La poésie est un art de la densité : à la faveur d’une figure, d’une image, d’un jeu sonore, c’est l’échappée sur un ailleurs, sur une nouvelle voie d’expression. La mobilisation des sens, de l’imaginaire et de l’émotion qui se déploient pour chaque lecteur, et qui contiennent, en quelques strophes, l’étendue fertile des horizons.
La lecture d’un recueil entier de poésie pose question : la vibration d’un texte, dans son unité, n’est-elle pas édulcorée ou écrasée par le suivant ? Doit-on tout lire, ou grapiller ? Peut-on se contenter d’un poème, voire d’un vers pour accéder à l’alchimie que seul un poète sait générer ?
Autant d’interrogations que posent le cinéma de Leos Carax, résolument rimbaldien, dans la fugue et la fulgurance, épris d’amours passionnelles et de personnages à la marge. Après la reconnaissance de Mauvais Sang, celui qu’on estime comme un des prodiges du jeune cinéma français se lance dans une aventure ambitieuse, suivant le destin d’un couple de SDF squattant le Pont-Neuf fermé à la circulation. Le tournage, chaotique, s’étend sur plusieurs années, épuise cinq producteurs et conduit à la construction totale du pont au milieu de la Seine, le tout au milieu de la Camargue, pour le décor le plus démesuré de l’histoire nationale.

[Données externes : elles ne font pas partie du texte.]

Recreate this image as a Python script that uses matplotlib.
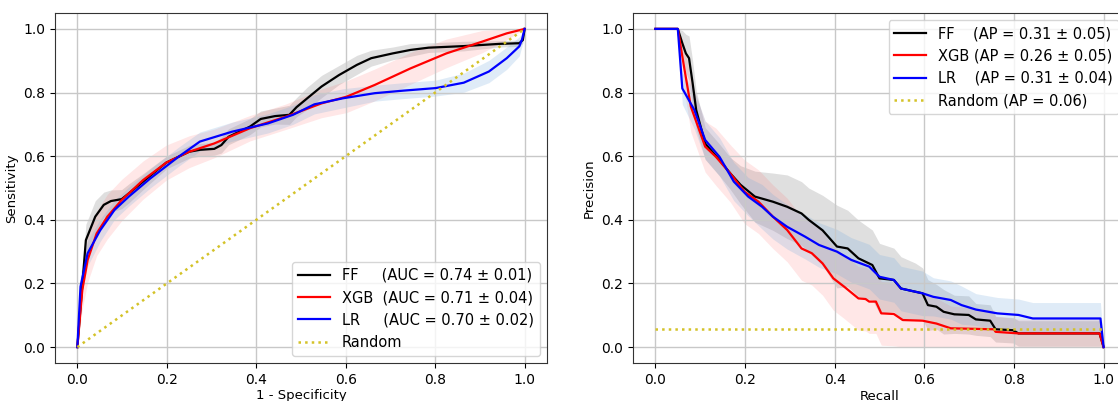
import numpy as np
import matplotlib
matplotlib.use("Agg")
import matplotlib.pyplot as plt

# ---------------- ROC data ----------------
roc_ff_x = [0, 0.019, 0.040, 0.059, 0.075, 0.099, 0.115, 0.147, 0.199, 0.25, 0.274, 0.306, 0.322, 0.338,
            0.386, 0.41, 0.442, 0.474, 0.49, 0.514, 0.546, 0.585, 0.625, 0.657, 0.705, 0.745, 0.785,
            0.864, 0.944, 0.988, 0.996, 1.0]
roc_ff_y = [0, 0.336, 0.41, 0.447, 0.459, 0.465, 0.483, 0.52, 0.58, 0.614, 0.62, 0.623, 0.635, 0.661,
            0.693, 0.717, 0.726, 0.73, 0.754, 0.782, 0.819, 0.855, 0.887, 0.908, 0.923, 0.934, 0.941,
            0.946, 0.953, 0.955, 0.965, 1.0]
roc_ff_sd = [0, 0.05, 0.05, 0.04, 0.035, 0.03, 0.03, 0.025, 0.02, 0.02, 0.02, 0.02, 0.025, 0.025,
             0.025, 0.025, 0.025, 0.03, 0.03, 0.035, 0.035, 0.03, 0.03, 0.025, 0.02, 0.02, 0.015,
             0.015, 0.01, 0.01, 0.01, 0]

roc_xgb_x = [0, 0.011, 0.023, 0.043, 0.067, 0.099, 0.147, 0.199, 0.25, 0.306, 0.386, 0.466, 0.546,
             0.602, 0.665, 0.745, 0.825, 0.905, 0.96, 1.0]
roc_xgb_y = [0, 0.179, 0.274, 0.357, 0.41, 0.462, 0.525, 0.58, 0.614, 0.64, 0.688, 0.724, 0.766,
             0.787, 0.824, 0.876, 0.923, 0.96, 0.986, 1.0]
roc_xgb_sd = [0, 0.06, 0.07, 0.07, 0.07, 0.065, 0.06, 0.055, 0.05, 0.045, 0.04, 0.04, 0.045,
              0.05, 0.05, 0.05, 0.045, 0.035, 0.02, 0]

roc_lr_x = [0, 0.007, 0.023, 0.051, 0.083, 0.115, 0.163, 0.226, 0.274, 0.346, 0.426, 0.482, 0.53,
            0.594, 0.665, 0.729, 0.801, 0.864, 0.92, 0.96, 0.988, 0.994, 1.0]
roc_lr_y = [0, 0.19, 0.295, 0.367, 0.431, 0.473, 0.53, 0.598, 0.646, 0.677, 0.703, 0.73, 0.763,
            0.782, 0.798, 0.806, 0.814, 0.831, 0.866, 0.908, 0.945, 0.966, 1.0]
roc_lr_sd = [0, 0.04, 0.04, 0.035, 0.03, 0.03, 0.03, 0.03, 0.03, 0.03, 0.03, 0.03, 0.03,
             0.03, 0.025, 0.025, 0.025, 0.03, 0.035, 0.035, 0.03, 0.02, 0]

# ---------------- PR data ----------------
pr_ff_x = [0, 0.05, 0.06, 0.068, 0.075, 0.083, 0.091, 0.111, 0.143, 0.167, 0.19, 0.222, 0.262, 0.294,
           0.326, 0.342, 0.373, 0.405, 0.429, 0.453, 0.484, 0.5, 0.532, 0.548, 0.58, 0.596, 0.608,
           0.627, 0.643, 0.667, 0.699, 0.715, 0.747, 0.759, 0.798, 0.81, 0.991, 1.0]
pr_ff_y = [1.0, 1.0, 0.955, 0.923, 0.908, 0.83, 0.745, 0.64, 0.588, 0.546, 0.51, 0.473, 0.457, 0.441,
           0.42, 0.4, 0.367, 0.316, 0.31, 0.279, 0.258, 0.216, 0.211, 0.184, 0.174, 0.169, 0.132,
           0.127, 0.111, 0.103, 0.101, 0.087, 0.083, 0.056, 0.053, 0.043, 0.043, 0.0]
pr_ff_sd = [0, 0, 0.04, 0.06, 0.07, 0.07, 0.06, 0.05, 0.05, 0.05, 0.06, 0.08, 0.09, 0.1,
            0.1, 0.1, 0.11, 0.13, 0.12, 0.12, 0.11, 0.11, 0.1, 0.1, 0.09, 0.08, 0.08,
            0.07, 0.07, 0.06, 0.06, 0.05, 0.05, 0.04, 0.04, 0.04, 0.04, 0]

pr_xgb_x = [0, 0.05, 0.064, 0.079, 0.095, 0.111, 0.135, 0.167, 0.199, 0.23, 0.262, 0.294, 0.326, 0.349,
            0.373, 0.397, 0.421, 0.453, 0.469, 0.477, 0.492, 0.504, 0.532, 0.552, 0.596, 0.627, 0.659,
            0.755, 0.759, 0.81, 0.991, 1.0]
pr_xgb_y = [1.0, 1.0, 0.88, 0.756, 0.693, 0.63, 0.598, 0.546, 0.488, 0.457, 0.41, 0.368, 0.31, 0.295,
            0.263, 0.216, 0.19, 0.153, 0.151, 0.143, 0.143, 0.106, 0.104, 0.085, 0.083, 0.074, 0.059,
            0.056, 0.048, 0.043, 0.043, 0.0]
pr_xgb_sd = [0, 0, 0.07, 0.08, 0.08, 0.08, 0.09, 0.09, 0.1, 0.1, 0.1, 0.1, 0.1, 0.1,
             0.1, 0.1, 0.1, 0.1, 0.1, 0.1, 0.1, 0.1, 0.1, 0.09, 0.09, 0.08, 0.07,
             0.06, 0.05, 0.045, 0.045, 0]

pr_lr_x = [0, 0.05, 0.06, 0.087, 0.111, 0.143, 0.175, 0.207, 0.238, 0.262, 0.294, 0.334, 0.365, 0.405,
           0.437, 0.477, 0.5, 0.532, 0.548, 0.596, 0.62, 0.659, 0.683, 0.715, 0.763, 0.81, 0.842,
           0.993, 1.0]
pr_lr_y = [1.0, 1.0, 0.813, 0.745, 0.651, 0.598, 0.52, 0.473, 0.441, 0.41, 0.378, 0.347, 0.321, 0.3,
           0.274, 0.253, 0.221, 0.211, 0.184, 0.169, 0.158, 0.148, 0.132, 0.118, 0.106, 0.101, 0.09,
           0.09, 0.0]
pr_lr_sd = [0, 0, 0.05, 0.06, 0.06, 0.06, 0.06, 0.06, 0.07, 0.07, 0.07, 0.07, 0.07, 0.07,
            0.07, 0.07, 0.07, 0.07, 0.07, 0.07, 0.06, 0.06, 0.06, 0.05, 0.05, 0.05, 0.05,
            0.05, 0]

roc_labels = ["FF     (AUC = 0.74 ± 0.01)", "XGB  (AUC = 0.71 ± 0.04)", "LR     (AUC = 0.70 ± 0.02)", "Random"]
pr_labels = ["FF    (AP = 0.31 ± 0.05)", "XGB (AP = 0.26 ± 0.05)", "LR    (AP = 0.31 ± 0.04)", "Random (AP = 0.06)"]
pr_random = 0.057

line_colors = ["black", "red", "blue"]
fill_colors = ["grey", "#ff6060", "#6fa8dc"]
fill_alphas = [0.25, 0.15, 0.22]
rand_color = "#d4c228"

W, H = 1118, 401
fig = plt.figure(figsize=(W / 100, H / 100), dpi=100)
ax1 = fig.add_axes([55 / W, (H - 363) / H, 492 / W, 350 / H])
ax2 = fig.add_axes([633 / W, (H - 363) / H, 493 / W, 350 / H])

def draw(ax, series, labels, rand_x, rand_y):
    for (x, y, sd), lab, lc, fc, fa in zip(series, labels, line_colors, fill_colors, fill_alphas):
        x = np.array(x); y = np.array(y); sd = np.array(sd)
        ax.fill_between(x, np.clip(y - sd, 0, 1), np.clip(y + sd, 0, 1), color=fc, alpha=fa, lw=0)
        ax.plot(x, y, color=lc, lw=1.6, label=lab)
    ax.plot(rand_x, rand_y, linestyle=":", color=rand_color, lw=1.8, label=labels[3])
    ax.set_xlim(-0.05, 1.05)
    ax.set_ylim(-0.05, 1.05)
    ax.set_xticks([0, 0.2, 0.4, 0.6, 0.8, 1.0])
    ax.set_yticks([0, 0.2, 0.4, 0.6, 0.8, 1.0])
    ax.grid(True, color="#c8c8c8", lw=1)
    ax.tick_params(labelsize=10)
    for s in ax.spines.values():
        s.set_color("#333333")

draw(ax1, [(roc_ff_x, roc_ff_y, roc_ff_sd), (roc_xgb_x, roc_xgb_y, roc_xgb_sd), (roc_lr_x, roc_lr_y, roc_lr_sd)],
     roc_labels, [0, 1], [0, 1])
ax1.set_xlabel("1 - Specificity", fontsize=9.5, labelpad=2)
ax1.set_ylabel("Sensitivity", fontsize=9.5)
ax1.legend(loc="lower right", fontsize=10.5, handlelength=2.2)

draw(ax2, [(pr_ff_x, pr_ff_y, pr_ff_sd), (pr_xgb_x, pr_xgb_y, pr_xgb_sd), (pr_lr_x, pr_lr_y, pr_lr_sd)],
     pr_labels, [0, 1], [pr_random, pr_random])
ax2.set_xlabel("Recall", fontsize=9.5, labelpad=2)
ax2.set_ylabel("Precision", fontsize=9.5)
ax2.legend(loc="upper right", fontsize=10.5, handlelength=2.2)

fig.savefig("out.png", dpi=100)
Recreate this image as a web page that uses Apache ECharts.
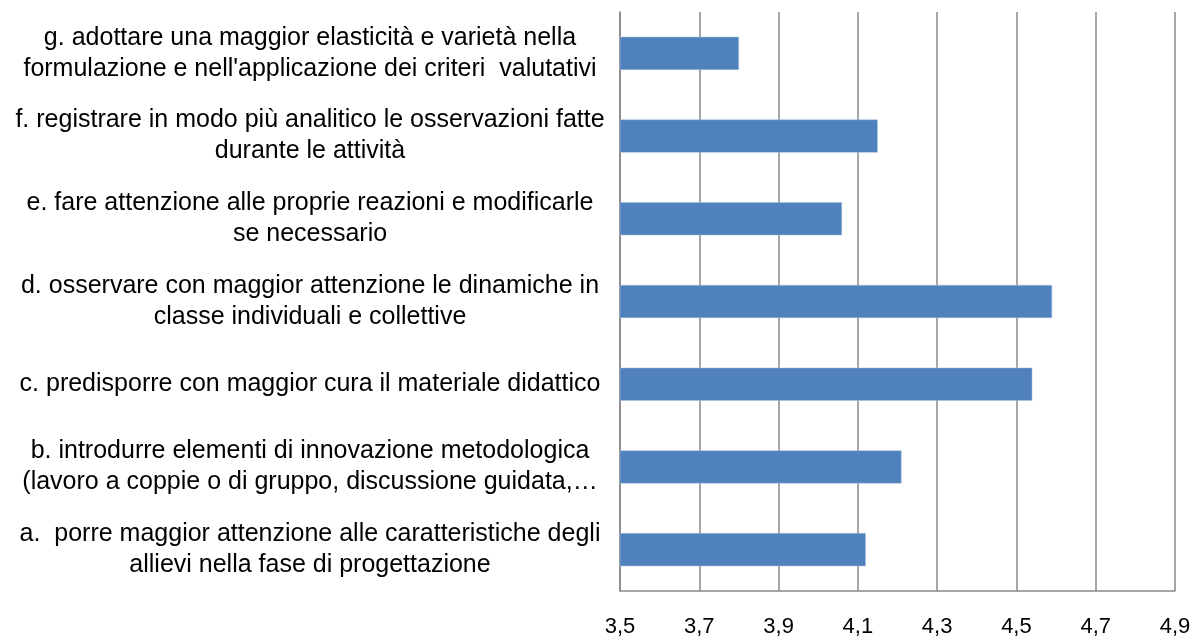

La vie des clochards est un sujet éminemment romanesque, et l’immersion dans le milieu se fera sans ambages : Carax commence son film comme un documentaire : une longue ouverture muette qui lorgne du côté de l’œuvre de Wiseman, dans les abris pour SDF, pour un tableau frontal d’une société de la marge. Reste à bâtir la rencontre entre deux blessés : l’estropié et la borgne, dans une aventure au long cours qui épousera l’arythmie d’une vie écorchée, entre l’ivresse, l’oisiveté et une ode cabossée à la liberté dans la douleur.
Le terreau pour la poésie tant convoitée est donc évident : un lieu chargé d’Histoire, une ville en pleine effervescence lors des commémorations du bicentenaire de la Révolution Française, des individus sans contraintes, et une emphase presque continue. Et c’est bien ce qu’on retiendra des Amants du Pont-Neuf : des strophes lumineuses, des gerbes d’étincelles, des valses pyrotechniques sur l’eau, des danses sur une conflagration de musiques diverses, un couloir de métro aux affiches en flammes. Le travelling qui accompagnait déjà la course de Denis Lavant dans Mauvais Sang reprend ici sa course, et accompagne des individus qui courent, se poursuivent, voire s’enferment dans cette très belle course asynchrone dans les couloirs du métro, où l’une cherche à s’échapper quand l’autre orchestre son emprise.
C’est déjà beaucoup, mais Carax indexe l’acmé poétique sur un récit au long cours, où il sera question de rapine, de drogue, de maladie curable, de prison, de jalousie et d’évasion. Le pont, en travaux pour raison d’affaissement de ses piles dans le fleuve, renvoie au récit tout entier, qui croule sous sa masse, embarrasse quelques fois (les scènes de beuverie, les conflits avec Hans, la naïveté un peu surfaite des protagonistes, l’épilogue sur la proue qui semble annoncer Titanic…), voire s’éternise.
Les paradoxes s’accumulent : chant exacerbé presque dénué de la sérénité qui doit lui servir d’écrin, budget de millionnaire pour traiter de la misère, construction massive pour magnifier la destruction, Les Amants du Pont-Neuf semblait d’emblée condamné à la dérive. Et pose, en plus de la question de la poésie condamnée à briller dans la brièveté, celle du poète à qui on donnerait trop de confort pour chanter ses souffrances.